EXERCISE GOAL
Please, without the pictures, retype exactly the lines from the start of the material through the line that holds "yticks = [0, 50, 100, 150, 200]".
## Start
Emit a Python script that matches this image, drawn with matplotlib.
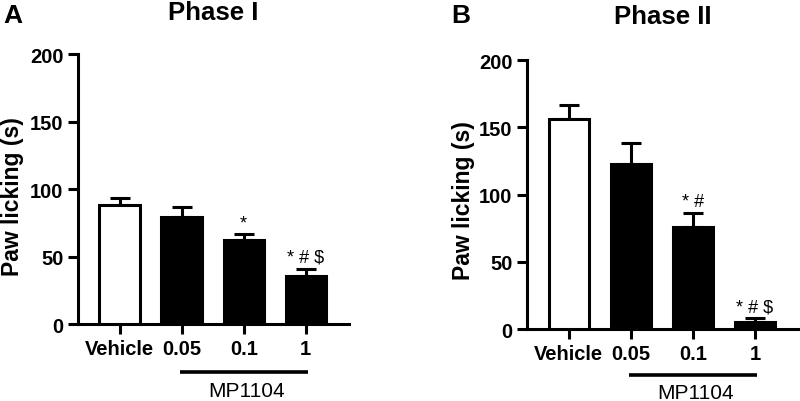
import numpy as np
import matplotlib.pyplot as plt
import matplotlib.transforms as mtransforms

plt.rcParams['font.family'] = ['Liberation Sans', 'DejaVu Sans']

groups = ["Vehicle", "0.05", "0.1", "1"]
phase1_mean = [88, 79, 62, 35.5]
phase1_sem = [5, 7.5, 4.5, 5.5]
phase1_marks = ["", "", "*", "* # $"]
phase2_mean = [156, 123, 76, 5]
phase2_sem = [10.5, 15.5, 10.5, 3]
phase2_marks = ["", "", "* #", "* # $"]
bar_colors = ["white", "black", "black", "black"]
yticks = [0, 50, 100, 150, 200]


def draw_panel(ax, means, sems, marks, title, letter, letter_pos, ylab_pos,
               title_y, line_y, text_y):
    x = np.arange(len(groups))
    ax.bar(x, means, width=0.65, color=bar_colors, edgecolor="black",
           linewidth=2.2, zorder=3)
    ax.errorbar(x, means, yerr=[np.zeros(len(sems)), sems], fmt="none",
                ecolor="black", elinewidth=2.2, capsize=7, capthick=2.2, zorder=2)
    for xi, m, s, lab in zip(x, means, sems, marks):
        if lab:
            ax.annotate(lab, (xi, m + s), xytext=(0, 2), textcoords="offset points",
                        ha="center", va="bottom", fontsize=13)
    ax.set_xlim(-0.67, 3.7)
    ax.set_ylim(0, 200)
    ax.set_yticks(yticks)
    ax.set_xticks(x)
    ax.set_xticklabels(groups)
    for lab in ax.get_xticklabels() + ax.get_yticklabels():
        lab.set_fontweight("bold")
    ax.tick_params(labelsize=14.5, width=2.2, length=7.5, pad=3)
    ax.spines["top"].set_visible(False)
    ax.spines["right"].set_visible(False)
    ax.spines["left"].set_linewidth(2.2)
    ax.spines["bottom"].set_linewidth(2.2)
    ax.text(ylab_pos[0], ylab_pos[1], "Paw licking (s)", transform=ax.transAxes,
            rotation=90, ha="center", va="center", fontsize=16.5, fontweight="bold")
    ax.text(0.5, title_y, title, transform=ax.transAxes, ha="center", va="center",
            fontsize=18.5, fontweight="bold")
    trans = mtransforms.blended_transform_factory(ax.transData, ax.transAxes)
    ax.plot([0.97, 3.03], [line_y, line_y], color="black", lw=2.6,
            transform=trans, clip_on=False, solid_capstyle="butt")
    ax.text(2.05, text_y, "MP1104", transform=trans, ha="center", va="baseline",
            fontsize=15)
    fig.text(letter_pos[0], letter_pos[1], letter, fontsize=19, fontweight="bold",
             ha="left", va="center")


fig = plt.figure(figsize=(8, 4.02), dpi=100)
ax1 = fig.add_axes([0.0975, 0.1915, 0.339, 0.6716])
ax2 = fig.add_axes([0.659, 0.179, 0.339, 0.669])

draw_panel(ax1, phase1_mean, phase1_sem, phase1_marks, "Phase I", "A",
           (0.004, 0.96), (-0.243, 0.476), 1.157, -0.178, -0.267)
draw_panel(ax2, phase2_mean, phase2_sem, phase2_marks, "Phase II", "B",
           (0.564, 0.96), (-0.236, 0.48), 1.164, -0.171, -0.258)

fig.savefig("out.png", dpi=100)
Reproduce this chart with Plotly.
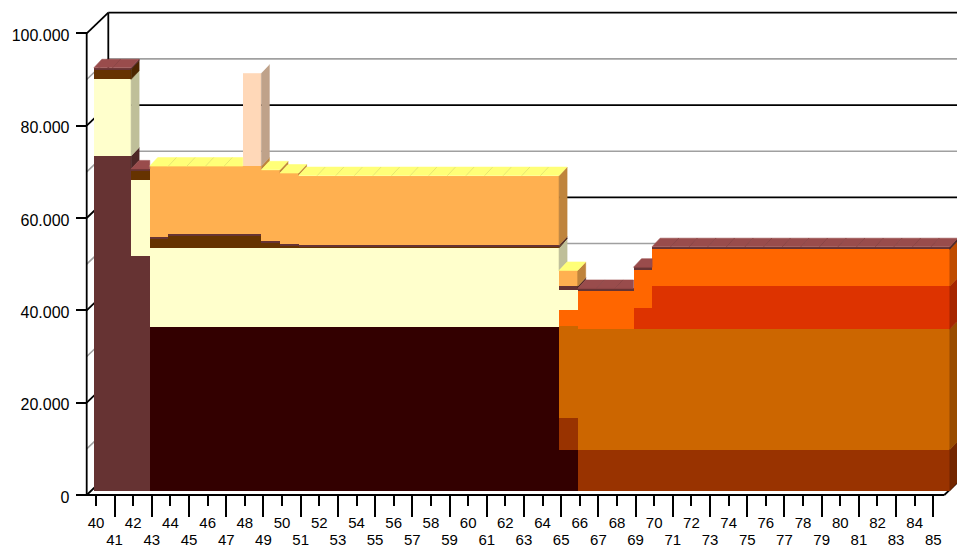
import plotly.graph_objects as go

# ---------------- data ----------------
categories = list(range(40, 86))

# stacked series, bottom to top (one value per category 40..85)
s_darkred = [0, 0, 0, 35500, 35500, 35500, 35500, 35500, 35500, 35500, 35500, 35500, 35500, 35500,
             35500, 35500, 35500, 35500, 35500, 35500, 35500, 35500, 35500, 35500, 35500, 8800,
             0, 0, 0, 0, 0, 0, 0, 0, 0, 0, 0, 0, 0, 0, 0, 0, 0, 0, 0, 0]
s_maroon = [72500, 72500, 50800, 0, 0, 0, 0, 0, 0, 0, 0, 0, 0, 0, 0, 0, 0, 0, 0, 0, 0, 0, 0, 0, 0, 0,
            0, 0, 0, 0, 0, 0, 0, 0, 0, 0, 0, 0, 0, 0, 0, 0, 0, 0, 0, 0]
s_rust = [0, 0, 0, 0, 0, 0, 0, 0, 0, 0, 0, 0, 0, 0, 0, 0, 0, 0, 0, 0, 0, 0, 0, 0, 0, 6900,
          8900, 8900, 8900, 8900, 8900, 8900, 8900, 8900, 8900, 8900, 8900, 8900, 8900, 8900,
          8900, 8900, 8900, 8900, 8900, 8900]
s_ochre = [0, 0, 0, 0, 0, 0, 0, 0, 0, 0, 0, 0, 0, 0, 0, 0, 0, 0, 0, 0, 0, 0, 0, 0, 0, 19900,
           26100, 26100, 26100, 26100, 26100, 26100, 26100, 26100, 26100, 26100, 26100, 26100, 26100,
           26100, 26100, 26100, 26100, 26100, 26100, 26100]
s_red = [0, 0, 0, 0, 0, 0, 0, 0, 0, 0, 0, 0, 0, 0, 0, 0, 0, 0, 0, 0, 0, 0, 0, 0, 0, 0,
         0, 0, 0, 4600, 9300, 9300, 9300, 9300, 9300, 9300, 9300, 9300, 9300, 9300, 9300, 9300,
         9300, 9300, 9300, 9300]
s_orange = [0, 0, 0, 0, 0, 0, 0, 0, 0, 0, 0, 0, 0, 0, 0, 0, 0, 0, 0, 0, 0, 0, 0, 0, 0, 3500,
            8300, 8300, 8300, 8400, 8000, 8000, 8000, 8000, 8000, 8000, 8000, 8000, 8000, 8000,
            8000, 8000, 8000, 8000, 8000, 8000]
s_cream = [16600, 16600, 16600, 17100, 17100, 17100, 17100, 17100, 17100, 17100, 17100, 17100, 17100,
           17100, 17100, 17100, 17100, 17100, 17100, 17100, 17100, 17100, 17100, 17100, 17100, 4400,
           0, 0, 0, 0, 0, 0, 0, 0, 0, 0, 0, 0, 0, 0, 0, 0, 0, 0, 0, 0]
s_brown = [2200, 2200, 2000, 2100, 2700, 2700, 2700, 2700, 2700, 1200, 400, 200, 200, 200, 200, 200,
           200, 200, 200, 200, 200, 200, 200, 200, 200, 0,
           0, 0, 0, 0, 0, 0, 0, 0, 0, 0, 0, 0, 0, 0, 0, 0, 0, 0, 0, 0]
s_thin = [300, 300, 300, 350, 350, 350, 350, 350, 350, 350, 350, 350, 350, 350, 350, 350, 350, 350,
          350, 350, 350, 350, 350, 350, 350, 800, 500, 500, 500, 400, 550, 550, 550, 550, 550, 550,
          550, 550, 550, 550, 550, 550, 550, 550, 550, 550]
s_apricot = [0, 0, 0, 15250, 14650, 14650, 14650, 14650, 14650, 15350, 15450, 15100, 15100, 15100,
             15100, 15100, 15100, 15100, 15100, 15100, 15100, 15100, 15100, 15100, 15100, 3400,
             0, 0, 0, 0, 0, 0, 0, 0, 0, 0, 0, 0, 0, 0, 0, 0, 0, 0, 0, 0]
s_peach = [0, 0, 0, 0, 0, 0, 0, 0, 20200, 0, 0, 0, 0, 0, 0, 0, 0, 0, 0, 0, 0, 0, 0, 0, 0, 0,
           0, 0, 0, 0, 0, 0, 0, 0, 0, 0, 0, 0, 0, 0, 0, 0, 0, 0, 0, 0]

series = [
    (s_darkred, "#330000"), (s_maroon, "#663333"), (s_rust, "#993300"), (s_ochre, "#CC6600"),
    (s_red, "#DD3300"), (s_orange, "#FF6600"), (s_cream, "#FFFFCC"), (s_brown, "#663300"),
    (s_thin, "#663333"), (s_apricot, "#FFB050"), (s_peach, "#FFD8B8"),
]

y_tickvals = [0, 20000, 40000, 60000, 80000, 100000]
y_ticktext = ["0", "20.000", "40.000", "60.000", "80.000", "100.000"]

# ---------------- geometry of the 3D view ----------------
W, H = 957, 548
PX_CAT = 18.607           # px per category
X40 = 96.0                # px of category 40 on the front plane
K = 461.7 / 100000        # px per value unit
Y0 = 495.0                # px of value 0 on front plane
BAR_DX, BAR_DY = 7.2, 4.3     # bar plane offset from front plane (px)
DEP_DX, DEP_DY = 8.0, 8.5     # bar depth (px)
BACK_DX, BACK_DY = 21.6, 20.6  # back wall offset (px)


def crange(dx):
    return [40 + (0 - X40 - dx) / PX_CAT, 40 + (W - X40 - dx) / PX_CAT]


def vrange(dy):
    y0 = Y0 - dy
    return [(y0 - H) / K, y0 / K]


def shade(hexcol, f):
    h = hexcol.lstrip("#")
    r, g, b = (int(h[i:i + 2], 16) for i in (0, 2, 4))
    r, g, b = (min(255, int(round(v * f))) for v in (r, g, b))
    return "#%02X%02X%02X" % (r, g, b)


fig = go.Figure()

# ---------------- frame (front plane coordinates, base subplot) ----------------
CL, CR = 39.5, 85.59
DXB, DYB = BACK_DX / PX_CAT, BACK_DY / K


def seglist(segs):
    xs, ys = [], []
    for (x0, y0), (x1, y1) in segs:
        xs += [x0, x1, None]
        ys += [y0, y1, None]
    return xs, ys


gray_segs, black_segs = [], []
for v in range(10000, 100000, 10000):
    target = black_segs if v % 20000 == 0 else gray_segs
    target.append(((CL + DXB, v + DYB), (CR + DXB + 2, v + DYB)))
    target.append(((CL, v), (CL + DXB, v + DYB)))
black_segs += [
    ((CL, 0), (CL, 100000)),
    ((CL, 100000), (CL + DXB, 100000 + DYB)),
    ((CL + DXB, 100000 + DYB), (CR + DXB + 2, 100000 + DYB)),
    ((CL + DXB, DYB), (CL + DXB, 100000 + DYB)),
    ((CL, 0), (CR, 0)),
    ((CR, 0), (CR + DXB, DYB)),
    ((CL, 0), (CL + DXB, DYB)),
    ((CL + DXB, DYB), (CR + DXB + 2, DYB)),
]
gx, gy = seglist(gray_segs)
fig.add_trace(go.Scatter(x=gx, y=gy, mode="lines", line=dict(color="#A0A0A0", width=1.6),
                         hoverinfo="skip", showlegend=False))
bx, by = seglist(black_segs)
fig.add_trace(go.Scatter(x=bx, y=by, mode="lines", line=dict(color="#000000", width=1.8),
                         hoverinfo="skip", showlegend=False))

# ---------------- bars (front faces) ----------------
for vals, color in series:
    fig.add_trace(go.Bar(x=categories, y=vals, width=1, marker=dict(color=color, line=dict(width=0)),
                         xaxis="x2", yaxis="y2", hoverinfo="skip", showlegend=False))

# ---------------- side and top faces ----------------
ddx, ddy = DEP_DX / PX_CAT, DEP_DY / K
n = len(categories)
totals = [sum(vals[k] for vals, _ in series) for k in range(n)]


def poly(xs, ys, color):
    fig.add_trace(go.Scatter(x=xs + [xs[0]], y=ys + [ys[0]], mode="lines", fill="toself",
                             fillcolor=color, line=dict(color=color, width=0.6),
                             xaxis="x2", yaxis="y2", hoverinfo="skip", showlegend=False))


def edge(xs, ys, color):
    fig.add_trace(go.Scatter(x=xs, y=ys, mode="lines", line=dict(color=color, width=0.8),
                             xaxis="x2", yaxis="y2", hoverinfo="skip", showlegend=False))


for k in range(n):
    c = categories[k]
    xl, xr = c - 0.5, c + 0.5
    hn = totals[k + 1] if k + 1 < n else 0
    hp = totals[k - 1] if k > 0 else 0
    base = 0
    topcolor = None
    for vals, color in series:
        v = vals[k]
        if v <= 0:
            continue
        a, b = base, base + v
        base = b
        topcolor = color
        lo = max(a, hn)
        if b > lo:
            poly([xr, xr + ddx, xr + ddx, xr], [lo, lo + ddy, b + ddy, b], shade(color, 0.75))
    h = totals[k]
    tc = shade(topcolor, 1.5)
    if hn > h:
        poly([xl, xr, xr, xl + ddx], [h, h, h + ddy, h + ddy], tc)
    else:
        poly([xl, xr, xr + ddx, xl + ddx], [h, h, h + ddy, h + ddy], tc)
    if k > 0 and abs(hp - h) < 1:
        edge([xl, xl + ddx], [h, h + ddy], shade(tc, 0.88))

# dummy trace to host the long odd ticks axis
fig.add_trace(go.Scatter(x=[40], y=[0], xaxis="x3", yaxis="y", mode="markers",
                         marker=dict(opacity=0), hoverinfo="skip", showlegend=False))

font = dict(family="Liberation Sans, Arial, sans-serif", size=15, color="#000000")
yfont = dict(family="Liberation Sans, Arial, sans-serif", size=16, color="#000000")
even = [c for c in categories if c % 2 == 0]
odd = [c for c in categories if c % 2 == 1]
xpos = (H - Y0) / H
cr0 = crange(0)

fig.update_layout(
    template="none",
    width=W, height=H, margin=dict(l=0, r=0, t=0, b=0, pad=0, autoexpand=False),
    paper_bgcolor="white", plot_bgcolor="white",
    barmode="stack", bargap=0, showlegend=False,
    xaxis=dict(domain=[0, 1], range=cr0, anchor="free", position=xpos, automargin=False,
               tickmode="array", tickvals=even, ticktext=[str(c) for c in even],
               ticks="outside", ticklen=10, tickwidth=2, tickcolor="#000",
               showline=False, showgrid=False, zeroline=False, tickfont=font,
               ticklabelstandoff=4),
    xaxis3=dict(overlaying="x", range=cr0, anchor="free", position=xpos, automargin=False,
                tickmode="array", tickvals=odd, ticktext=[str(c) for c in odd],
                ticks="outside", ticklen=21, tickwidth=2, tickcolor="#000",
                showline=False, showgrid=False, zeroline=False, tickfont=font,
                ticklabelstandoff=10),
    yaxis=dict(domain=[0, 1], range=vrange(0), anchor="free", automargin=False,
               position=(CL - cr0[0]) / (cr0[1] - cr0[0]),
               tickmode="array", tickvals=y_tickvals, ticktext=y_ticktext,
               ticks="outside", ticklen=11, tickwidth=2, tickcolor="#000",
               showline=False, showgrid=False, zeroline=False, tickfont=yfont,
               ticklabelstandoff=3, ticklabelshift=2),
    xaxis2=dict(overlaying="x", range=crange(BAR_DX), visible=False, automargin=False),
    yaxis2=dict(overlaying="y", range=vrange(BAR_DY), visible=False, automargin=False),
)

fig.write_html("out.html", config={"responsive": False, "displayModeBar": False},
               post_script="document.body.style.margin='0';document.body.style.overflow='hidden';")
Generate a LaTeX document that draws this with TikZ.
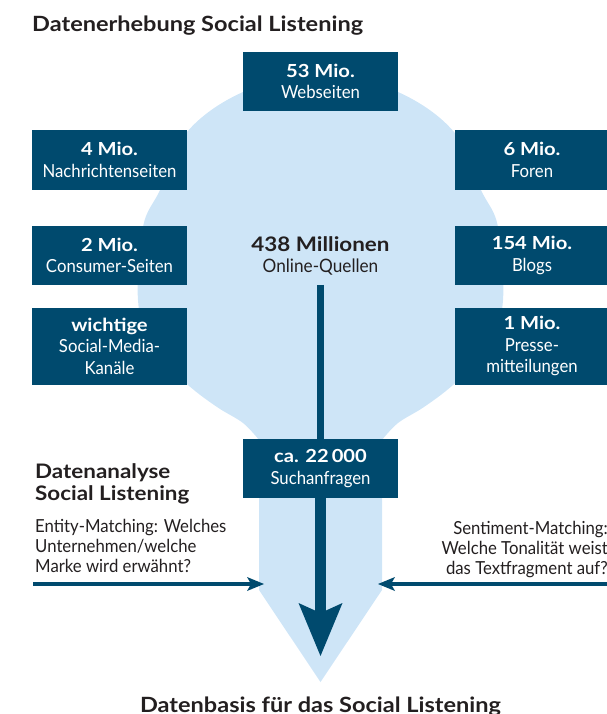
## End
RESPONSE
Emit a Python script that matches this image, drawn with matplotlib.
import numpy as np
import matplotlib.pyplot as plt
import matplotlib.transforms as mtransforms

plt.rcParams['font.family'] = ['Liberation Sans', 'DejaVu Sans']

groups = ["Vehicle", "0.05", "0.1", "1"]
phase1_mean = [88, 79, 62, 35.5]
phase1_sem = [5, 7.5, 4.5, 5.5]
phase1_marks = ["", "", "*", "* # $"]
phase2_mean = [156, 123, 76, 5]
phase2_sem = [10.5, 15.5, 10.5, 3]
phase2_marks = ["", "", "* #", "* # $"]
bar_colors = ["white", "black", "black", "black"]
yticks = [0, 50, 100, 150, 200]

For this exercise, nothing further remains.